When scraping websites like Glassdoor, it's essential to respect user privacy and comply with legal regulations such as the General Data Protection Regulation (GDPR) in Europe, the California Consumer Privacy Act (CCPA), and other local data protection laws. Here are some guidelines and best practices to consider when building a Glassdoor scraper that respects user privacy:
1. Review Glassdoor's Terms of Service
Before you begin scraping, review Glassdoor's Terms of Service (ToS) to understand what is allowed and what isn't. Violating the ToS can lead to legal action, and often, websites like Glassdoor explicitly prohibit automated scraping of their content.
2. Avoid Personal Data
Do not collect any personally identifiable information (PII) such as names, email addresses, or any data that can be used to identify an individual unless you have explicit consent from the user and a legitimate reason for processing their data.

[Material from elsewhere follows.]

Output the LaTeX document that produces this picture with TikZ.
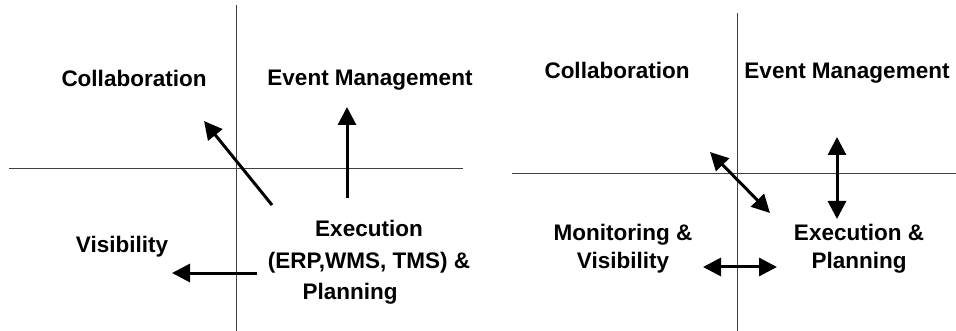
\documentclass[tikz,border=0pt]{standalone}
\usepackage{fontspec}
\setmainfont{Liberation Sans}
\usetikzlibrary{arrows.meta}
\begin{document}
\begin{tikzpicture}[x=1pt,y=-1pt,
  lbl/.style={font=\fontsize{22.5}{31}\selectfont\bfseries, inner sep=0pt, anchor=base, align=center},
  lbltwo/.style={font=\fontsize{22.5}{28}\selectfont\bfseries, inner sep=0pt, align=center},
  axis/.style={line width=1pt, draw=black!75},
  arr/.style={line width=3pt, -{Triangle[length=18pt,width=18pt]}},
  darr/.style={line width=3pt, {Triangle[length=18pt,width=18pt]}-{Triangle[length=18pt,width=18pt]}}]
\useasboundingbox (0,0) rectangle (956,331);
% ---------- left panel ----------
\coordinate (lvt) at (236,5);  \coordinate (lvb) at (236,331);
\coordinate (lhl) at (9,169);  \coordinate (lhr) at (463,169);
\draw[axis] (lvt) -- (lvb);
\draw[axis] (lhl) -- (lhr);
\node[lbl] (collabL) at (134,87) {Collaboration};
\node[lbl] (eventL) at (370,86) {Event Management};
\node[lbl] (visL) at (122,252) {Visibility};
\node[lbltwo, font=\fontsize{22.5}{31.5}\selectfont\bfseries, anchor=north] (execL) at (369,220) {Execution\\(ERP,WMS, TMS) \&\\Planning\hspace*{38pt}};
\coordinate (upS) at (347,198); \coordinate (upE) at (347,107);
\coordinate (dgS) at (272,205); \coordinate (dgE) at (204,121);
\coordinate (lfS) at (257,273); \coordinate (lfE) at (172,273);
\draw[arr] (upS) -- (upE);
\draw[arr] (dgS) -- (dgE);
\draw[arr] (lfS) -- (lfE);
% ---------- right panel ----------
\coordinate (rvt) at (737,13);  \coordinate (rvb) at (737,331);
\coordinate (rhl) at (512,174); \coordinate (rhr) at (956,174);
\draw[axis] (rvt) -- (rvb);
\draw[axis] (rhl) -- (rhr);
\node[lbl] (collabR) at (617,79) {Collaboration};
\node[lbl] (eventR) at (847,79) {Event Management};
\node[lbltwo, anchor=north] (monR) at (623,224) {Monitoring \&\\Visibility};
\node[lbltwo, anchor=north] (execR) at (859,224) {Execution \&\\Planning};
\coordinate (vA) at (837,137); \coordinate (vB) at (837,219);
\coordinate (dA) at (710,152); \coordinate (dB) at (770,213);
\coordinate (hA) at (703,267); \coordinate (hB) at (777,267);
\draw[darr] (vA) -- (vB);
\draw[darr] (dA) -- (dB);
\draw[darr] (hA) -- (hB);
\end{tikzpicture}
\end{document}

3. Minimize Data Collection
Only collect the data you need for your specific purpose. For example, if you are scraping Glassdoor for salary data or company reviews, avoid collecting any personal details of the reviewers.
4. Use Data for Intended Purposes
Clearly define and stick to the purpose for which you are scraping data. If you've informed users that you're collecting data for market research, do not use it for targeted advertising or other purposes without explicit consent.
5. Anonymize Data
If you do collect data that could be linked back to an individual, anonymize it to remove or obscure any personal identifiers.
6. Securely Store Data
Ensure that any data you collect is securely stored and transmitted. Use encryption and secure protocols to protect the data from unauthorized access or breaches.
7. Provide Opt-Out Mechanisms
If you are collecting data, even non-personally identifiable information, provide users with a clear and straightforward way to opt-out of data collection.
8. Implement Rate Limiting
Respect Glassdoor's servers by implementing rate limiting in your scraper to avoid sending too many requests in a short period, which can be seen as a denial-of-service attack.
9. Handle Data Responsibly
If the data is no longer needed, or if a user requests their data to be deleted, ensure that you have processes in place to remove it securely and completely.
10. Keep Updated with Privacy Laws
Stay informed about changes in privacy laws and adjust your scraping practices accordingly to remain compliant.
Example Code
Below is an example of a Python script that demonstrates how to scrape data while implementing some of the above best practices. Please note that this script is for educational purposes and should be adjusted to comply with Glassdoor's ToS and privacy laws.
import requests
from bs4 import BeautifulSoup
# Define the URL to scrape and the headers
url = 'https://www.glassdoor.com/Reviews/index.htm'
headers = {
'User-Agent': 'Your User Agent'
}
# Send a GET request with rate limiting
response = requests.get(url, headers=headers)
if response.status_code == 200:
# Parse the content with BeautifulSoup
soup = BeautifulSoup(response.content, 'html.parser')
# Find elements containing the data you need (e.g., company reviews)
# Make sure to exclude any personal information
reviews = soup.find_all('div', class_='review')
for review in reviews:
# Extract non-personal data such as review text, rating, etc.
review_text = review.find('p').get_text(strip=True)
print(review_text)
else:
print(f'Error: {response.status_code}')
# Implement anonymization and secure storage as needed
# Provide opt-out mechanisms and handle data responsibly
Conclusion
Respecting user privacy is not only a legal and ethical obligation but also builds trust and credibility for your service. Always prioritize user privacy in your web scraping endeavors and stay informed about the best practices and legal requirements. If you are unsure about the legality of your scraping activities, it's best to consult with a legal professional.